• [Exercise]: Below this line are records; write out exactly the lines from the one containing "Give me the matplotlib source for this chart." through the one containing "from matplotlib.ticker import", with the pictures left out.

• [Input for this task]:
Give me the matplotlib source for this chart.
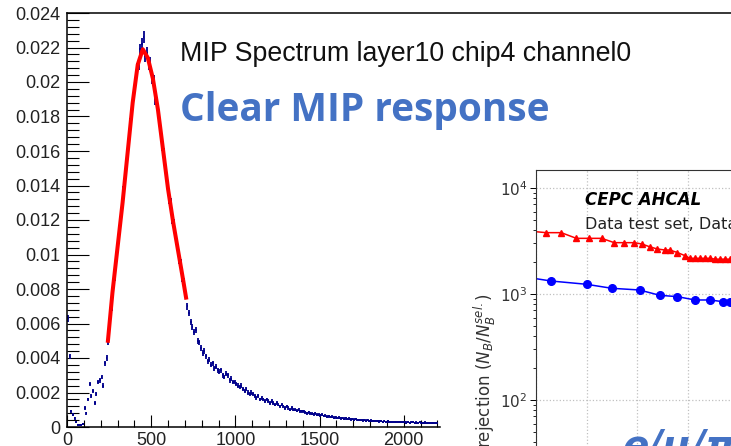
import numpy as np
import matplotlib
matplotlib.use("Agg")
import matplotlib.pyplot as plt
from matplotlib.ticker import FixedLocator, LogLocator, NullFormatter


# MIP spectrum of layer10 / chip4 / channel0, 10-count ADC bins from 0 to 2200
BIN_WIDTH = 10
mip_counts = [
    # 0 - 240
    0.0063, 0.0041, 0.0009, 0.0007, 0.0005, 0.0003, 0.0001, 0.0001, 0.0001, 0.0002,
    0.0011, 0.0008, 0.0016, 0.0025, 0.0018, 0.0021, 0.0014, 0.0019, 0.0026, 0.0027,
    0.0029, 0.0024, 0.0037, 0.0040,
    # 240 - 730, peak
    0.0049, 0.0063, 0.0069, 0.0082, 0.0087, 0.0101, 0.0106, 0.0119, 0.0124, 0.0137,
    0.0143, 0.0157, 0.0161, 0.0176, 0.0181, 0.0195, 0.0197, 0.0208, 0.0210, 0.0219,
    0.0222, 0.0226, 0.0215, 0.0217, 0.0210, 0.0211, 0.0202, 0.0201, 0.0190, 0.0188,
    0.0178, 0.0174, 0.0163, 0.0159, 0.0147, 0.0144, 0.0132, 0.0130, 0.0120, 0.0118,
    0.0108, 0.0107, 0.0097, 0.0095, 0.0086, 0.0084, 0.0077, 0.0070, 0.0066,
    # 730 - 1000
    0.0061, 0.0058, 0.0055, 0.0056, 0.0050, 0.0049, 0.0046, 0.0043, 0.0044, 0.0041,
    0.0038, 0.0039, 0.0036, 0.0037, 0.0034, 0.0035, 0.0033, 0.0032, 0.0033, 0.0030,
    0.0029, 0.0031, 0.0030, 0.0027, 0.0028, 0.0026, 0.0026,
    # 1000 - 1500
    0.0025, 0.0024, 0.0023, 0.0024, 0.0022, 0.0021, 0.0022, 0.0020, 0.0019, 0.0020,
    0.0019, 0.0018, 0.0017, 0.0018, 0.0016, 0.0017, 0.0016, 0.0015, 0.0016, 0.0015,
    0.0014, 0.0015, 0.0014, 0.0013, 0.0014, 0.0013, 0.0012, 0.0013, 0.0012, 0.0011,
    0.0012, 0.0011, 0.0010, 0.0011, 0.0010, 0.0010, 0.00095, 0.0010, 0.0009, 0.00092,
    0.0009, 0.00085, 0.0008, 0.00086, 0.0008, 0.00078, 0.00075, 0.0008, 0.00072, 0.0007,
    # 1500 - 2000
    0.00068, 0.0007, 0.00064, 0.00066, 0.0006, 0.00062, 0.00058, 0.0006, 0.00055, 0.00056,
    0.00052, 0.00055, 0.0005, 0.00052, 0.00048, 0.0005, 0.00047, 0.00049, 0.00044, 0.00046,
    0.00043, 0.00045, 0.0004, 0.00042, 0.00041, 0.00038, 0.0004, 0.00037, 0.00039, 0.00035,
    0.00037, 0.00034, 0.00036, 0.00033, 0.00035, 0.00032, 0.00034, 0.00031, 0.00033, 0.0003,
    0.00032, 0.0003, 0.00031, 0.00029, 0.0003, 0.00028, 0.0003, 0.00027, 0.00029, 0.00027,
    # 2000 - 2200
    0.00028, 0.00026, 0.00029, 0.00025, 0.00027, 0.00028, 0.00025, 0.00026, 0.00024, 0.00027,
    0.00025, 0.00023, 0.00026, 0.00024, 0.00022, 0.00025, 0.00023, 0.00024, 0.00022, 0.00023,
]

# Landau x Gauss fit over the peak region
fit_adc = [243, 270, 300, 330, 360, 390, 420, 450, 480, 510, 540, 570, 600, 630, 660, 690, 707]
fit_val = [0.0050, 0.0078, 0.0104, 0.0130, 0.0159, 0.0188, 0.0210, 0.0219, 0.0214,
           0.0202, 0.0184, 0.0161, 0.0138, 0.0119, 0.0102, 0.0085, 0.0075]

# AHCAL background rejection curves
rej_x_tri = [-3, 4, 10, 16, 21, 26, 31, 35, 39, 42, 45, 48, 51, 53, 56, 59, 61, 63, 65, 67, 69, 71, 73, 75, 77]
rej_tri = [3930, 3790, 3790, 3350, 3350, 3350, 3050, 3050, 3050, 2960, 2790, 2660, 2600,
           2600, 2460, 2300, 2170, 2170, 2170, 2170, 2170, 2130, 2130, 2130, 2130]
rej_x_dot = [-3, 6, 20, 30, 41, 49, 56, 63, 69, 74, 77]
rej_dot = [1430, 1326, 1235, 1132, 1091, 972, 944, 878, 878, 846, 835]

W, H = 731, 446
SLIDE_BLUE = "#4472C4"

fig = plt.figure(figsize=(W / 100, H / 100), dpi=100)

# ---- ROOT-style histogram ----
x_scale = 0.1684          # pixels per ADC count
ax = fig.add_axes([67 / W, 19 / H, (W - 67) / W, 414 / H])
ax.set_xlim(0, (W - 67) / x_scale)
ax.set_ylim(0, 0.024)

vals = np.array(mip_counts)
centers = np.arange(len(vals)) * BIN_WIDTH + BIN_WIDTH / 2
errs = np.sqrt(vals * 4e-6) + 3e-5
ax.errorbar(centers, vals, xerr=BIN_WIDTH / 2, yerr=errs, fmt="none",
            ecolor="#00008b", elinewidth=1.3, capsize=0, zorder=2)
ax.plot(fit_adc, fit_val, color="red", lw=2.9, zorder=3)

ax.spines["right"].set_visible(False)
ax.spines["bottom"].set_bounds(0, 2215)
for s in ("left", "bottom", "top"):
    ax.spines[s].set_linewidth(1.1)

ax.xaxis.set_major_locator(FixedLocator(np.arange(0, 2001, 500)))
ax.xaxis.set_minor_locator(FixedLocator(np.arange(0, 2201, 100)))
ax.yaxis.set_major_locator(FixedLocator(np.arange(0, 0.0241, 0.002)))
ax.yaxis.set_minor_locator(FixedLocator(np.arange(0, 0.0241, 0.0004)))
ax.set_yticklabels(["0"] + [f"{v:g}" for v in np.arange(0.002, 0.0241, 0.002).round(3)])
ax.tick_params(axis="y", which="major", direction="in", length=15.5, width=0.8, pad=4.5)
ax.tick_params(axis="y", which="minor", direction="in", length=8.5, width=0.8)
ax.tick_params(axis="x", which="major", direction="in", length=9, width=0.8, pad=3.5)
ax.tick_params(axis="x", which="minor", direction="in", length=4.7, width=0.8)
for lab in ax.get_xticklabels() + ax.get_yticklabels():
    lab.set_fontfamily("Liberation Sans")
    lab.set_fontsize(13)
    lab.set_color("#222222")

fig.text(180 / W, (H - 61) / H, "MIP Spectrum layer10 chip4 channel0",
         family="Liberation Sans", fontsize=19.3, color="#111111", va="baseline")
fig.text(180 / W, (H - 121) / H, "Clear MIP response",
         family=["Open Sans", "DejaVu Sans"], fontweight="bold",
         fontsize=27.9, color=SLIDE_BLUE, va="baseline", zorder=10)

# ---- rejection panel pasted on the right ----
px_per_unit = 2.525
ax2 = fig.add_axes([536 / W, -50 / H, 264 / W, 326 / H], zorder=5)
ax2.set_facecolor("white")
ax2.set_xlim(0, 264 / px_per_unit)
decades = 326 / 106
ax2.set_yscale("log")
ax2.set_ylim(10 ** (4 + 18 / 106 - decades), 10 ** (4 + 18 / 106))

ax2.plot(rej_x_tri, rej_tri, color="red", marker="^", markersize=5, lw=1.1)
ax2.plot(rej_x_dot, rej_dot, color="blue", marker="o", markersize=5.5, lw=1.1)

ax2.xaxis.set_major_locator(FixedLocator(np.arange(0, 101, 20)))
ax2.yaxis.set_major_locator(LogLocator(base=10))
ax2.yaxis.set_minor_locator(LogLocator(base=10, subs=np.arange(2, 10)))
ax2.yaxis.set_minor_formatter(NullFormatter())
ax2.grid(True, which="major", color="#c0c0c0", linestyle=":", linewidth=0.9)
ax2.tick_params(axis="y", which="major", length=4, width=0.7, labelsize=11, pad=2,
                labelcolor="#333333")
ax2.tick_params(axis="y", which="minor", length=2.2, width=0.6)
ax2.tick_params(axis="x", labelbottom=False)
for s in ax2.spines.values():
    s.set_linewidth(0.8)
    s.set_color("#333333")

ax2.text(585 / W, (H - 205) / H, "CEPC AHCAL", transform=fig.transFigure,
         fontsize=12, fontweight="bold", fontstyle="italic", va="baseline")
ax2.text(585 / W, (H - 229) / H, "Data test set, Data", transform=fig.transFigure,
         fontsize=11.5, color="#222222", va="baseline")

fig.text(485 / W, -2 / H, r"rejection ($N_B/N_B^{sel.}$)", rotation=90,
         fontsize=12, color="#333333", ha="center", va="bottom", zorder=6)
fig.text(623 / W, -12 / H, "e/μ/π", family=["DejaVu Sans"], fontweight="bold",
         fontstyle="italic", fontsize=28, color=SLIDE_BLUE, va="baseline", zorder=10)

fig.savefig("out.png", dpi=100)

* * *

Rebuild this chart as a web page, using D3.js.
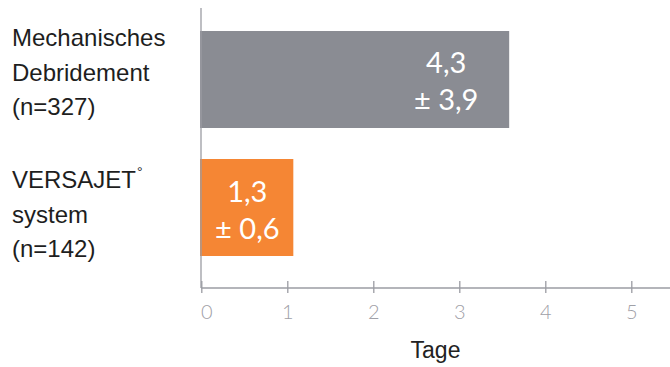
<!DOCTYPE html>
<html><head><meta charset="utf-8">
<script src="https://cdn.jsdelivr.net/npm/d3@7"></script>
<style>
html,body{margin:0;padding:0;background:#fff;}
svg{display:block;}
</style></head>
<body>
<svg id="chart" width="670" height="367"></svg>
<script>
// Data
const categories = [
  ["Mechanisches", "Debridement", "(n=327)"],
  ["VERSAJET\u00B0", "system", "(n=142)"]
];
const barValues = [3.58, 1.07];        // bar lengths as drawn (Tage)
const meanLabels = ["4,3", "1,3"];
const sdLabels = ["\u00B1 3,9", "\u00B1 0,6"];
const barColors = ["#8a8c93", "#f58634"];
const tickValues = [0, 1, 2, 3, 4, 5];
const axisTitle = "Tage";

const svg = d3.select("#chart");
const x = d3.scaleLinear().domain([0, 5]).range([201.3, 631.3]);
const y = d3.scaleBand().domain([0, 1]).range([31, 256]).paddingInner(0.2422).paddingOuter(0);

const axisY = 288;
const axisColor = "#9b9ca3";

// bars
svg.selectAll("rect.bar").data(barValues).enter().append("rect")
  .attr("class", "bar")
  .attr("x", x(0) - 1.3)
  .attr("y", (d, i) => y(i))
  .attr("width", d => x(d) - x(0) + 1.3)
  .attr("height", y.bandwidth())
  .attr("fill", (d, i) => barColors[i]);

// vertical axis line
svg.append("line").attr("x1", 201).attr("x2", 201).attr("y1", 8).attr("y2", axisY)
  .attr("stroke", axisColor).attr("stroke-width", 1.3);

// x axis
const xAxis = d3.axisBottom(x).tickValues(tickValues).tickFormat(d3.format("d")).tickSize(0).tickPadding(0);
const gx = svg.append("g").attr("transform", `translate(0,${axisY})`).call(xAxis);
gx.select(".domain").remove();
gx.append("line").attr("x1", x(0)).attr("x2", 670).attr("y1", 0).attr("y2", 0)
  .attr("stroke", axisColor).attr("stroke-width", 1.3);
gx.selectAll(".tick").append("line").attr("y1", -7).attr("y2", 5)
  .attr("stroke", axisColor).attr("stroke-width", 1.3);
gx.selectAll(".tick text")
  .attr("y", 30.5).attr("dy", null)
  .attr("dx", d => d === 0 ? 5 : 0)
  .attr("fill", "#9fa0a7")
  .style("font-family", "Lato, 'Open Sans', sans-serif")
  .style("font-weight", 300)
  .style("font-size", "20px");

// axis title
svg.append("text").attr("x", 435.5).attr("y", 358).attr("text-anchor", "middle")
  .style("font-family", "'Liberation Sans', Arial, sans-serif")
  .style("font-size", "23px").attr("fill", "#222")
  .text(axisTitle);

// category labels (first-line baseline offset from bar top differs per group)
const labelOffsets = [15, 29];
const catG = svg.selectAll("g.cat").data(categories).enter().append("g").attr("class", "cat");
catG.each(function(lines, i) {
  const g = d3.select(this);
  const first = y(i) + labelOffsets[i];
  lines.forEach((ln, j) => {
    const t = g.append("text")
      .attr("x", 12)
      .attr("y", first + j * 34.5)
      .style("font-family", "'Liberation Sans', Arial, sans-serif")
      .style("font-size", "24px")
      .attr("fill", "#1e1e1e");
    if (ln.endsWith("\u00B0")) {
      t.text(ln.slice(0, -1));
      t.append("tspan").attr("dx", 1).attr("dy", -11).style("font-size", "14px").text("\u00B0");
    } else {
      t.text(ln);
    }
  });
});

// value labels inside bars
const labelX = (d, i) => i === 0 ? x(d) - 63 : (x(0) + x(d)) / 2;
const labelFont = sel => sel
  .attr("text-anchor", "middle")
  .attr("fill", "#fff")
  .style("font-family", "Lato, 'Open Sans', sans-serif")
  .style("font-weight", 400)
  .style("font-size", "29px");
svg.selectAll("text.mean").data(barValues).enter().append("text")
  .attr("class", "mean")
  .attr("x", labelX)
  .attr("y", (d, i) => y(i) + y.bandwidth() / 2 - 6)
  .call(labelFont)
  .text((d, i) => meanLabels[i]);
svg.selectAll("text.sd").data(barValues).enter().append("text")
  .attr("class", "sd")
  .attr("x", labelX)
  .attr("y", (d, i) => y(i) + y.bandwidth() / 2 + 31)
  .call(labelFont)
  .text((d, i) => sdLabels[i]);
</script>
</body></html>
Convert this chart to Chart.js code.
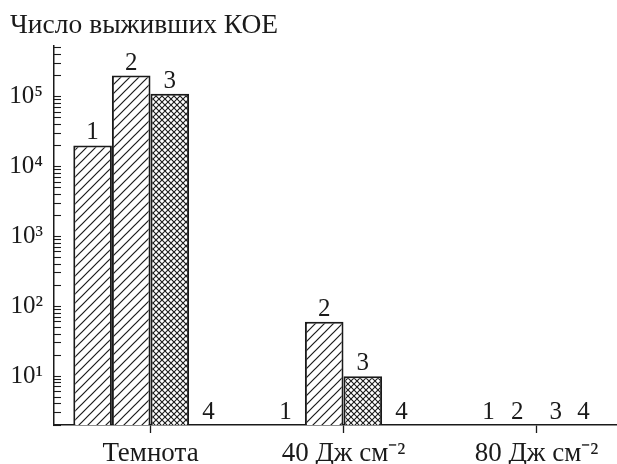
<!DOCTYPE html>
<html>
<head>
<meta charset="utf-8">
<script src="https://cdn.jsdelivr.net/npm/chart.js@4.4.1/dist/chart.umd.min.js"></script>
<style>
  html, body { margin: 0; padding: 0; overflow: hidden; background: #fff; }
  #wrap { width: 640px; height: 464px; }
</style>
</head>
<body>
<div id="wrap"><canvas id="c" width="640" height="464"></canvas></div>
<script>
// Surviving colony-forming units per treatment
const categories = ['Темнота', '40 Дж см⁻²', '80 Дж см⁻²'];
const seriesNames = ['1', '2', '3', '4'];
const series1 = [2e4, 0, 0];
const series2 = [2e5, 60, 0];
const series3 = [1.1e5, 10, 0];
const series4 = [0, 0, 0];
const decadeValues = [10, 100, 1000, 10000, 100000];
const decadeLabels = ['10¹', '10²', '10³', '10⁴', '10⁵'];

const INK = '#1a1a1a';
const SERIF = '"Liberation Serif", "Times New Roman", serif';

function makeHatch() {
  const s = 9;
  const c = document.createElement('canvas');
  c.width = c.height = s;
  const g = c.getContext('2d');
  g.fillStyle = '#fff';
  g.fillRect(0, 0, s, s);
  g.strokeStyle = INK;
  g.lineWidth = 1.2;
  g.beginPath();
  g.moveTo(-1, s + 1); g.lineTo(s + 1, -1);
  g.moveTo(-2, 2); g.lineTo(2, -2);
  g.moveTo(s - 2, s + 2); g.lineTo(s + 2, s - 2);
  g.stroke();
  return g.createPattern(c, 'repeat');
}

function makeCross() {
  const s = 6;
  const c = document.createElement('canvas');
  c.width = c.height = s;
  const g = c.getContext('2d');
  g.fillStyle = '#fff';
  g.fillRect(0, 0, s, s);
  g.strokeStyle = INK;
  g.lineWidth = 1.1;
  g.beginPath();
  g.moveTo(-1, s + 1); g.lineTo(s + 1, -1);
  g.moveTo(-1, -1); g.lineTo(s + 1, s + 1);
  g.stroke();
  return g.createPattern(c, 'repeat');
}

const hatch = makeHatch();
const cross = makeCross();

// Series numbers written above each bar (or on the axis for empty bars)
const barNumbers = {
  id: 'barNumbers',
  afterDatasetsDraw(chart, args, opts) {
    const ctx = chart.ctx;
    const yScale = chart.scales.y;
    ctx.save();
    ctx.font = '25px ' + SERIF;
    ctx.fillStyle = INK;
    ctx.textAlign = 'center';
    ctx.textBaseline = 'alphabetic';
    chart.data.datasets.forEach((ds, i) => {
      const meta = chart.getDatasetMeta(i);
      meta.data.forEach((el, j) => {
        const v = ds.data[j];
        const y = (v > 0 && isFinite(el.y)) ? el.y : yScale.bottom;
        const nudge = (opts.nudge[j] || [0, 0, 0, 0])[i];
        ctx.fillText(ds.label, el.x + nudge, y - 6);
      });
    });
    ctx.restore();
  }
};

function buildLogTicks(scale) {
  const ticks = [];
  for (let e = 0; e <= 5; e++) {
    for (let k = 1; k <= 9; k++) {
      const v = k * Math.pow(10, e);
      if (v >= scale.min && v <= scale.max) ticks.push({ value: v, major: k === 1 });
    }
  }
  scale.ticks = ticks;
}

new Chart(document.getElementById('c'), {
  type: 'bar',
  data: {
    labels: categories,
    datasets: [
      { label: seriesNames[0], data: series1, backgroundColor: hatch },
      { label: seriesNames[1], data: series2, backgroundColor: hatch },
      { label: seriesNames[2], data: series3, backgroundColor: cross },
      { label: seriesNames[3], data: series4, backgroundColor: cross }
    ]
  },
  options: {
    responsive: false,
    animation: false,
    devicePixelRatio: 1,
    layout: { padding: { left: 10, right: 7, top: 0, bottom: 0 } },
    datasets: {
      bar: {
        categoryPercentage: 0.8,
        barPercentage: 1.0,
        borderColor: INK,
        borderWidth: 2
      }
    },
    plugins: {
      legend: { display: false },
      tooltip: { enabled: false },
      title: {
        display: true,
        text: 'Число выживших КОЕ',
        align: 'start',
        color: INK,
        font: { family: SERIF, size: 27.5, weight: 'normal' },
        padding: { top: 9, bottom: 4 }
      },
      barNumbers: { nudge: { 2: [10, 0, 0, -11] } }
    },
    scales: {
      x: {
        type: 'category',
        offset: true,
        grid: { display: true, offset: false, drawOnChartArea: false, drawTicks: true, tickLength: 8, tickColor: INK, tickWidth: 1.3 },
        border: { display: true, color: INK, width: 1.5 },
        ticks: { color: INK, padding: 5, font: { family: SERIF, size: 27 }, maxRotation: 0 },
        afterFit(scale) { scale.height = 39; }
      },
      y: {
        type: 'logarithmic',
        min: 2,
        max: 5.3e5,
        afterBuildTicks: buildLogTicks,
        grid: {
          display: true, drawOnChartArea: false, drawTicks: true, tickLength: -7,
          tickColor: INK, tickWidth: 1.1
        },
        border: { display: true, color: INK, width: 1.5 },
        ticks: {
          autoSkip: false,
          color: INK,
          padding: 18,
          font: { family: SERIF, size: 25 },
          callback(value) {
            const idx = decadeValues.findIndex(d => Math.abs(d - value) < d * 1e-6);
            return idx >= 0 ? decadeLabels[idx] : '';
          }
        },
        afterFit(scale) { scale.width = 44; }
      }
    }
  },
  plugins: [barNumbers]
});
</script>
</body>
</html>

• [Reply to the task]:
Give me the matplotlib source for this chart.
import numpy as np
import matplotlib
matplotlib.use("Agg")
import matplotlib.pyplot as plt
from matplotlib.ticker import FixedLocator, LogLocator, NullFormatter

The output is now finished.